Hace 34 años el planeta se zarandeó con una «noticia» extraordinaria: en la Antártida las radiaciones ultravioletas del sol habían aumentado diez veces y la capa de ozono (03) había disminuido nada menos que un 40 por ciento.
Desde ese momento, las revelaciones sobre este fenómeno han seguido estremeciéndonos. En 1987 se comprobó algo peor: en esa zona del planeta el decrecimiento del 03 llegaba ya a la mitad de su nivel normal. De tal modo, cobró fuerza el término «agujero del ozono», acuñado dos años antes, que hemos repetido hasta hoy, aunque a veces sin entender el dramatismo que esto entraña.

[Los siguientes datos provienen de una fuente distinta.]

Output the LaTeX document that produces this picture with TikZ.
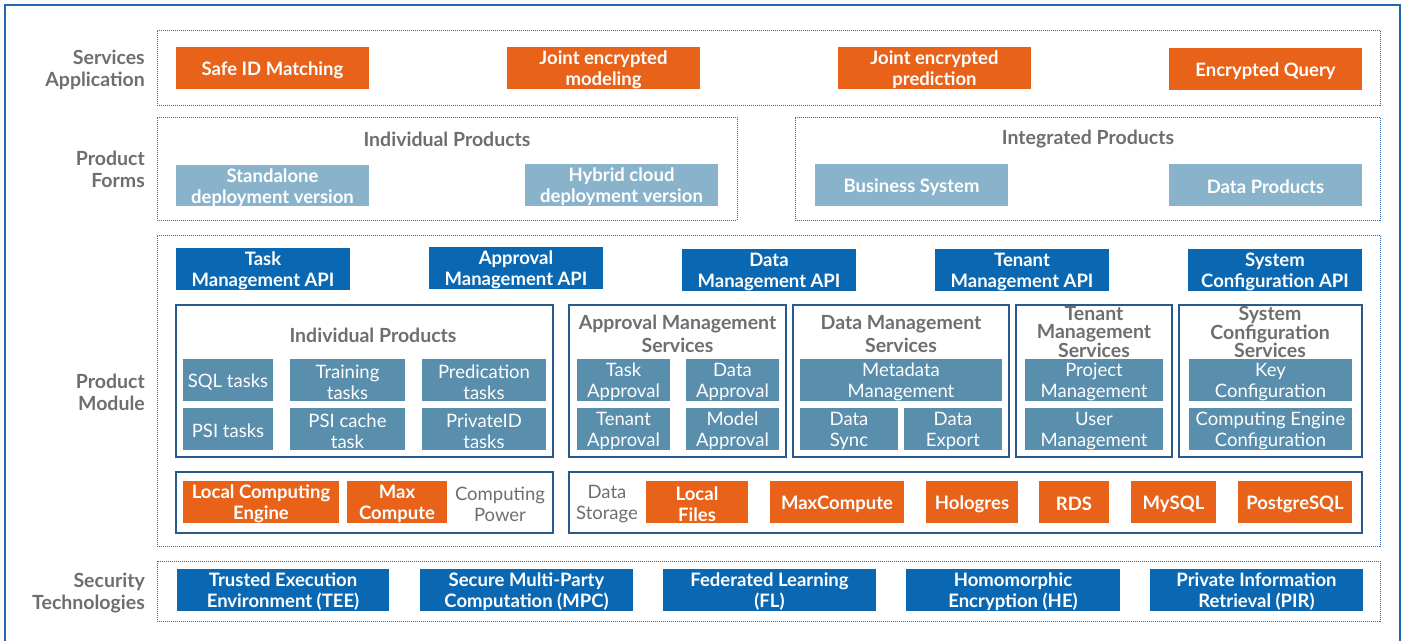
\documentclass[tikz,border=0pt]{standalone}
\usepackage{fontspec}
\setmainfont{Lato}
\usetikzlibrary{positioning}
\definecolor{cOrange}{HTML}{E8621A}
\definecolor{cLight}{HTML}{89B3CB}
\definecolor{cTeal}{HTML}{5A8EAD}
\definecolor{cBlue}{HTML}{0A68B3}
\definecolor{cGray}{HTML}{6E6E70}
\definecolor{cDot}{HTML}{2E65A0}
\definecolor{cFrame}{HTML}{1F6AB3}
\definecolor{cNavy}{HTML}{2A5A8C}
\newcommand{\rbox}[7]{\node[#1, minimum width={#5-#3}, minimum height={#6-#4}] (#2) at ({(#3+#5)/2},{(#4+#6)/2}) {};
  \node[#1, fill=none, draw=none, minimum width=0pt, minimum height=0pt] (#2-t) at ([yshift=-2pt]#2.center) {#7};}
\tikzset{
  base/.style={rectangle, inner sep=0pt, outer sep=0pt, align=center, font=\fontsize{18.5}{21}\selectfont},
  obox/.style={base, fill=cOrange, text=white, font=\bfseries\fontsize{18.5}{21}\selectfont},
  lbox/.style={base, fill=cLight, text=white, font=\bfseries\fontsize{18.5}{21}\selectfont},
  apibox/.style={base, fill=cBlue, text=white, font=\bfseries\fontsize{18.5}{21}\selectfont},
  tbox/.style={base, fill=cTeal, text=white, font=\fontsize{18.5}{21}\selectfont},
  sbox/.style={base, fill=cBlue, text=white, font=\bfseries\fontsize{18.5}{21}\selectfont},
  dotframe/.style={base, draw=cDot, line width=1pt, densely dotted},
  solidframe/.style={base, draw=cNavy, line width=1.5pt},
  lay/.style={anchor=east, align=right, text=cGray, font=\bfseries\fontsize{19.5}{22}\selectfont, inner sep=0pt},
  ttl/.style={align=center, text=cGray, font=\bfseries\fontsize{19.5}{23}\selectfont, inner sep=0pt},
  ttl3/.style={align=center, text=cGray, font=\bfseries\fontsize{19.5}{18.5}\selectfont, inner sep=0pt},
  plain/.style={align=center, text=cGray, font=\fontsize{18.5}{21}\selectfont, inner sep=0pt},
}
\begin{document}
\begin{tikzpicture}[x=1pt,y=-1pt]
\useasboundingbox (0,0) rectangle (1405,640);
\draw[cFrame, line width=1.8pt] (5,660) -- (5,5) -- (1400,5) -- (1400,660);

% layer labels
\node[lay] (lSA) at (145,70) {Services\\Application};
\node[lay] (lPF) at (145,169) {Product\\Forms};
\node[lay] (lPM) at (145,392) {Product\\Module};
\node[lay] (lST) at (145,593) {Security\\Technologies};

% Services Application
\rbox{dotframe}{fSA}{157}{30}{1380}{105}{}
\rbox{obox}{sid}{176}{47}{369}{89}{Safe ID Matching}
\rbox{obox}{jem}{507}{47}{700}{89}{Joint encrypted\\modeling}
\rbox{obox}{jep}{838}{47}{1031}{89}{Joint encrypted\\prediction}
\rbox{obox}{eq}{1169}{48}{1362}{90}{Encrypted Query}

% Product Forms
\rbox{dotframe}{fIP}{157}{117}{737}{220}{}
\rbox{dotframe}{fGP}{795}{117}{1380}{220}{}
\node[ttl] (tIP) at (447,139) {Individual Products};
\node[ttl] (tGP) at (1088,139) {Integrated Products};
\rbox{lbox}{sdv}{176}{165}{369}{206}{Standalone\\deployment version}
\rbox{lbox}{hcv}{525}{164}{718}{206}{Hybrid cloud\\deployment version}
\rbox{lbox}{bs}{815}{164}{1008}{206}{Business System}
\rbox{lbox}{dp}{1169}{164}{1362}{206}{Data Products}

% Product Module
\rbox{dotframe}{fPM}{157}{235}{1380}{546}{}
\rbox{apibox}{a1}{176}{248}{350}{290}{Task\\Management API}
\rbox{apibox}{a2}{429}{247}{603}{289}{Approval\\Management API}
\rbox{apibox}{a3}{682}{249}{856}{291}{Data\\Management API}
\rbox{apibox}{a4}{935}{249}{1109}{291}{Tenant\\Management API}
\rbox{apibox}{a5}{1188}{249}{1362}{291}{System\\Configuration API}

\rbox{solidframe}{m1}{176}{305}{553}{457}{}
\rbox{solidframe}{m2}{569}{305}{786}{457}{}
\rbox{solidframe}{m3}{793}{305}{1009}{457}{}
\rbox{solidframe}{m4}{1016}{305}{1172}{457}{}
\rbox{solidframe}{m5}{1179}{305}{1362}{457}{}

\node[ttl] (t1) at (373,335) {Individual Products};
\rbox{tbox}{sql}{183}{359}{273}{401}{SQL tasks}
\rbox{tbox}{trn}{290}{359}{405}{401}{Training\\tasks}
\rbox{tbox}{prd}{422}{359}{546}{401}{Predication\\tasks}
\rbox{tbox}{psi}{183}{408}{273}{450}{PSI tasks}
\rbox{tbox}{psc}{290}{408}{405}{450}{PSI cache\\task}
\rbox{tbox}{pid}{422}{408}{546}{450}{PrivateID\\tasks}

\node[ttl] (t2) at (677.5,334) {Approval Management\\Services};
\rbox{tbox}{tap}{577}{359}{670}{401}{Task\\Approval}
\rbox{tbox}{dap}{686}{359}{779}{401}{Data\\Approval}
\rbox{tbox}{nap}{577}{408}{670}{450}{Tenant\\Approval}
\rbox{tbox}{map}{686}{408}{779}{450}{Model\\Approval}

\node[ttl] (t3) at (901,334) {Data Management\\Services};
\rbox{tbox}{mdm}{800}{359}{1002}{401}{Metadata\\Management}
\rbox{tbox}{dsy}{800}{408}{898}{450}{Data\\Sync}
\rbox{tbox}{dex}{904}{408}{1002}{450}{Data\\Export}

\node[ttl3] (t4) at (1094,332) {Tenant\\Management\\Services};
\rbox{tbox}{prm}{1025}{359}{1163}{401}{Project\\Management}
\rbox{tbox}{usm}{1025}{408}{1163}{450}{User\\Management}

\node[ttl3] (t5) at (1270,332) {System\\Configuration\\Services};
\rbox{tbox}{kcf}{1189}{359}{1352}{401}{Key\\Configuration}
\rbox{tbox}{cec}{1189}{408}{1352}{450}{Computing Engine\\Configuration}

\rbox{solidframe}{cp}{176}{472}{553}{533}{}
\rbox{solidframe}{ds}{569}{472}{1362}{533}{}
\rbox{obox}{lce}{183}{481}{339}{523}{Local Computing\\Engine}
\rbox{obox}{mxc}{347}{481}{447}{523}{Max\\Compute}
\node[plain] (cpw) at (500,504) {Computing\\Power};
\node[plain] (dst) at (607,504) {Data\\Storage};
\rbox{obox}{lf}{646}{481}{748}{523}{Local\\Files}
\rbox{obox}{mc}{770}{481}{904}{523}{MaxCompute}
\rbox{obox}{hg}{926}{481}{1018}{523}{Hologres}
\rbox{obox}{rds}{1039}{481}{1109}{523}{RDS}
\rbox{obox}{my}{1131}{481}{1216}{523}{MySQL}
\rbox{obox}{pg}{1238}{481}{1352}{523}{PostgreSQL}

% Security Technologies
\rbox{dotframe}{fST}{157}{561}{1380}{621}{}
\rbox{sbox}{tee}{177}{569}{389}{611}{Trusted Execution\\Environment (TEE)}
\rbox{sbox}{mpc}{420}{569}{633}{611}{Secure Multi-Party\\Computation (MPC)}
\rbox{sbox}{fl}{663}{569}{876}{611}{Federated Learning\\(FL)}
\rbox{sbox}{he}{906}{569}{1120}{611}{Homomorphic\\Encryption (HE)}
\rbox{sbox}{pir}{1150}{569}{1363}{611}{Private Information\\Retrieval (PIR)}
\end{tikzpicture}
\end{document}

La reducción de esa sustancia en la estratosfera «carboniza» la Tierra, provoca el aumento de enfermedades de la piel —incluyendo el cáncer—, acrecienta los padecimientos respiratorios, cardiovasculares, cerebrales y oftalmológicos. Además, influye en el rendimiento de la agricultura, reduce las utilidades de la pesca, daña los equipos emplazados al aire libre e incide en el calentamiento global, que es clave en el derretimiento glacial y en el consiguiente aumento de los océanos.
Una publicación especializada como Academia (www.academia.edu) señala que las consecuencias de las radiaciones alcanzan el sistema inmunológico del hombre porque hay una mayor exposición a bacterias y virus. Añade que la secuela sobre el plancton marino a largo plazo «trastornará la cadena alimentaria en mares y océanos con efectos ecológicos desastrosos».
Estas letras, claro, no pretenden fomentar un espíritu «catastrofista», sino intentar demostrar la gravedad de un problema de nuestro tiempo, que no deberíamos mirar, como en ocasiones sucede, con distanciamiento y frialdad.
No por azar hace poco, el 16 de septiembre, conmemoramos el Día mundial de la preservación de la capa de ozono, una celebración proclamada en 1994 por la Asamblea General de la Organización de Naciones Unidas para, entre otros objetivos, crear una conciencia universal en pos del cuidado de ese elemento protector del ambiente.
La fecha se instituyó para evocar la redacción del Protocolo de Montreal (1987), que exige el control de unas 100 sustancias químicas dañinas de la capa de 03 y cuyo antecedente había sido el Convenio de Viena, firmado en 1985.
En realidad, la mayor culpa del deterioro de ese manto defensor la tienen varias de las grandes industrias contaminadoras, responsables, desde 1930, de la emisión a gran escala de los clorofluorocarbonos (CFC), los hidroclorofluorocarbonos (HCFC) y de ciertos derivados del bromo, entre otros componentes. Algunos de los elementos destructores del 03 se utilizan en los equipos de refrigeración, los acondicionadores de aire —sobre todo de vehículos—, extintores de incendio, limpiadores de materiales electrónicos, espumas plásticas, aerosoles, etc.
Sin embargo, nunca sería ocioso revisar las prácticas medioambientales desde una postura individual. Alguien que queme desperdicios tóxicos en cualquier lugar estará dañando su propia capa, la de todos. Algo parecido podría escribirse, por ejemplo, de un técnico de refrigeración que incumpla normas técnicas prestablecidas para cuidar la atmósfera.
Aquellos taladores que cercenan árboles indiscriminadamente también están haciendo un favor a ese agujero horrible, que crece, duele y, poco a poco, nos va tapando la vida.
A fin de cuentas la conciencia ecológica no se forma en un solo día, sino en el transcurso de la vida con actos concretos. Ahora mismo la Tierra necesita esas acciones para que sus heridas no sigan creciendo.